Task directions: Repeat exactly the lines running from the first line of the data to the line containing "omega_ticks = [1, 2, 3, 4, 5, 6, 7, 8]", both ends included, and nothing else; drop the pictures.

Material:
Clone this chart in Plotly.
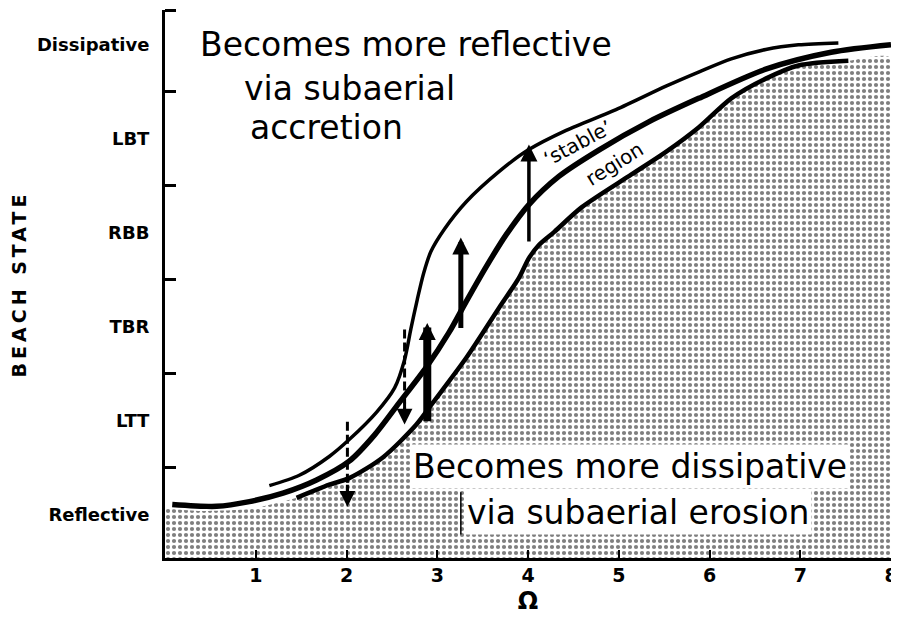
import plotly.graph_objects as go

# ---------------- data ----------------
state_labels = ["Reflective", "LTT", "TBR", "RBB", "LBT", "Dissipative"]
state_values = [0, 1, 2, 3, 4, 5]
boundary_ticks = [0.5, 1.5, 2.5, 3.5, 4.5, 5.36]
omega_ticks = [1, 2, 3, 4, 5, 6, 7, 8]

# equilibrium (thick) curve
main_x = [0.08, 0.57, 0.93, 1.30, 1.67, 2.03, 2.31, 2.58, 2.88, 3.13, 3.32, 3.54,
          3.76, 4.01, 4.34, 4.78, 5.33, 5.88, 6.62, 7.34, 8.00]
main_y = [0.11, 0.09, 0.14, 0.23, 0.37, 0.57, 0.85, 1.19, 1.57, 1.94, 2.27, 2.64,
          2.98, 3.30, 3.60, 3.88, 4.18, 4.43, 4.74, 4.92, 5.00]

# upper limit of 'stable' region
upper_x = [1.15, 1.48, 1.81, 2.03, 2.33, 2.53, 2.64, 2.71, 2.78, 2.85, 2.93, 3.08,
           3.32, 3.68, 4.00, 4.42, 4.97, 5.52, 5.88, 6.24, 6.62, 6.98, 7.42]
upper_y = [0.31, 0.42, 0.62, 0.80, 1.09, 1.35, 1.65, 1.98, 2.29, 2.57, 2.80, 3.04,
           3.33, 3.65, 3.88, 4.09, 4.31, 4.56, 4.71, 4.85, 4.95, 5.00, 5.02]

# lower limit of 'stable' region (edge of stippled area)
lower_x = [1.45, 1.81, 2.03, 2.40, 2.77, 2.95, 3.32, 3.68, 3.90, 4.01, 4.12, 4.29,
           4.59, 5.14, 5.52, 5.88, 6.24, 6.62, 6.98, 7.53]
lower_y = [0.18, 0.32, 0.39, 0.61, 0.96, 1.19, 1.67, 2.20, 2.52, 2.73, 2.87, 3.01,
           3.27, 3.62, 3.86, 4.12, 4.43, 4.64, 4.78, 4.83]

# stippled (erosion) area: top edge
stipple_x = [0.0, 0.39, 0.93] + lower_x + [8.0]
stipple_y = [0.07, 0.04, 0.06] + lower_y + [4.86]

# arrows
dashed_x = [2.01, 2.64]
dashed_from = [0.99, 1.97]
dashed_to = [0.085, 0.96]

solid_x = [2.89, 3.26, 4.01]
solid_from = [0.98, 1.97, 2.89]
solid_to = [2.04, 2.95, 3.94]
solid_width = [8, 5, 3.5]

x_range = [0, 8.0]
y_range = [-0.46, 5.37]

# ---------------- figure ----------------
fig = go.Figure()

poly_x = stipple_x + [x_range[1], x_range[0]]
poly_y = stipple_y + [y_range[0], y_range[0]]
fig.add_trace(go.Scatter(
    x=poly_x, y=poly_y, mode="lines", fill="toself",
    line=dict(color="rgba(0,0,0,0)", width=0, shape="spline", smoothing=0.6),
    fillcolor="white",
    fillpattern=dict(shape=".", size=6, solidity=0.38, fgcolor="black", bgcolor="white"),
    hoverinfo="skip", showlegend=False))

fig.add_trace(go.Scatter(x=lower_x, y=lower_y, mode="lines",
                         line=dict(color="black", width=4.5, shape="spline", smoothing=0.8),
                         showlegend=False, hoverinfo="skip"))
fig.add_trace(go.Scatter(x=upper_x, y=upper_y, mode="lines",
                         line=dict(color="black", width=3.5, shape="spline", smoothing=0.8),
                         showlegend=False, hoverinfo="skip"))
fig.add_trace(go.Scatter(x=main_x, y=main_y, mode="lines",
                         line=dict(color="black", width=5.5, shape="spline", smoothing=0.8),
                         showlegend=False, hoverinfo="skip"))

# dashed arrows (shafts + heads)
for xv, y0, y1 in zip(dashed_x, dashed_from, dashed_to):
    fig.add_trace(go.Scatter(x=[xv, xv], y=[y0, y1 + 0.12], mode="lines",
                             line=dict(color="black", width=3, dash="9px,4px"),
                             showlegend=False, hoverinfo="skip"))
    fig.add_annotation(x=xv, y=y1, ax=xv, ay=y1 + 0.25, xref="x", yref="y",
                       axref="x", ayref="y", showarrow=True, arrowhead=2,
                       arrowsize=1.05, arrowwidth=3, arrowcolor="black", text="")

# solid arrows
for xv, y0, y1, w in zip(solid_x, solid_from, solid_to, solid_width):
    fig.add_annotation(x=xv, y=y1, ax=xv, ay=y0, xref="x", yref="y",
                       axref="x", ayref="y", showarrow=True, arrowhead=2,
                       arrowsize=3.4 / w, arrowwidth=w, arrowcolor="black", text="")

big_font = dict(family="DejaVu Sans, sans-serif", size=33, color="black")

fig.add_annotation(x=0.36, y=5.00, xref="x", yref="y", xanchor="left", yanchor="middle",
                   text="Becomes more reflective", showarrow=False, font=big_font)
fig.add_annotation(x=0.85, y=4.54, xref="x", yref="y", xanchor="left", yanchor="middle",
                   text="via subaerial", showarrow=False, font=big_font)
fig.add_annotation(x=0.92, y=4.12, xref="x", yref="y", xanchor="left", yanchor="middle",
                   text="accretion", showarrow=False, font=big_font)

fig.add_annotation(x=2.70, y=0.51, xref="x", yref="y", xanchor="left", yanchor="middle",
                   text="Becomes more dissipative", showarrow=False, font=big_font,
                   bgcolor="white", borderpad=2)
fig.add_annotation(x=3.30, y=0.02, xref="x", yref="y", xanchor="left", yanchor="middle",
                   text="via subaerial erosion", showarrow=False, font=big_font,
                   bgcolor="white", borderpad=2)
# edge of the pasted label box
fig.add_shape(type="line", x0=3.26, x1=3.26, y0=-0.21, y1=0.24, xref="x", yref="y",
              line=dict(color="black", width=1.5))

small_font = dict(family="DejaVu Sans, sans-serif", size=20, color="black")
fig.add_annotation(x=4.55, y=3.95, xref="x", yref="y", text="\u2018stable\u2019",
                   showarrow=False, textangle=-28, font=small_font)
fig.add_annotation(x=4.95, y=3.73, xref="x", yref="y", text="region",
                   showarrow=False, textangle=-32, font=small_font)

tick_font = dict(family="DejaVu Sans, sans-serif", size=18, color="black", weight="bold")

# the page body adds an 8 px offset, so the figure is sized/margined to compensate
fig.update_layout(
    width=891, height=619,
    margin=dict(l=157, r=8, t=2, b=69),
    paper_bgcolor="white", plot_bgcolor="white",
    showlegend=False,
    xaxis=dict(
        range=x_range, tickvals=omega_ticks, ticktext=[str(v) for v in omega_ticks],
        ticks="inside", ticklen=8, tickwidth=2, tickcolor="black",
        showline=True, linecolor="black", linewidth=3, mirror=False,
        showgrid=False, zeroline=False, ticklabeloverflow="allow", automargin=False,
        tickfont=dict(family="DejaVu Sans, sans-serif", size=19, color="black", weight="bold"),
        ticklabelstandoff=-2,
        title=dict(text="\u03a9", font=dict(family="DejaVu Sans, sans-serif", size=24,
                                            color="black", weight="bold"), standoff=8),
    ),
    yaxis=dict(
        range=y_range, tickvals=state_values, ticktext=state_labels,
        ticks="", showline=True, linecolor="black", linewidth=3,
        showgrid=False, zeroline=False, automargin=False,
        tickfont=tick_font, ticklabelstandoff=9,
        minor=dict(tickmode="array", tickvals=boundary_ticks, ticks="inside",
                   ticklen=11, tickwidth=2.5, tickcolor="black", showgrid=False),
        title=dict(text='<span style="letter-spacing:4px">BEACH STATE</span>',
                   font=dict(family="DejaVu Sans, sans-serif", size=19,
                             color="black", weight="bold"), standoff=10),
    ),
)

fig.write_html("out.html")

Task answer:
Clone this chart in Plotly.
import plotly.graph_objects as go

# ---------------- data ----------------
state_labels = ["Reflective", "LTT", "TBR", "RBB", "LBT", "Dissipative"]
state_values = [0, 1, 2, 3, 4, 5]
boundary_ticks = [0.5, 1.5, 2.5, 3.5, 4.5, 5.36]
omega_ticks = [1, 2, 3, 4, 5, 6, 7, 8]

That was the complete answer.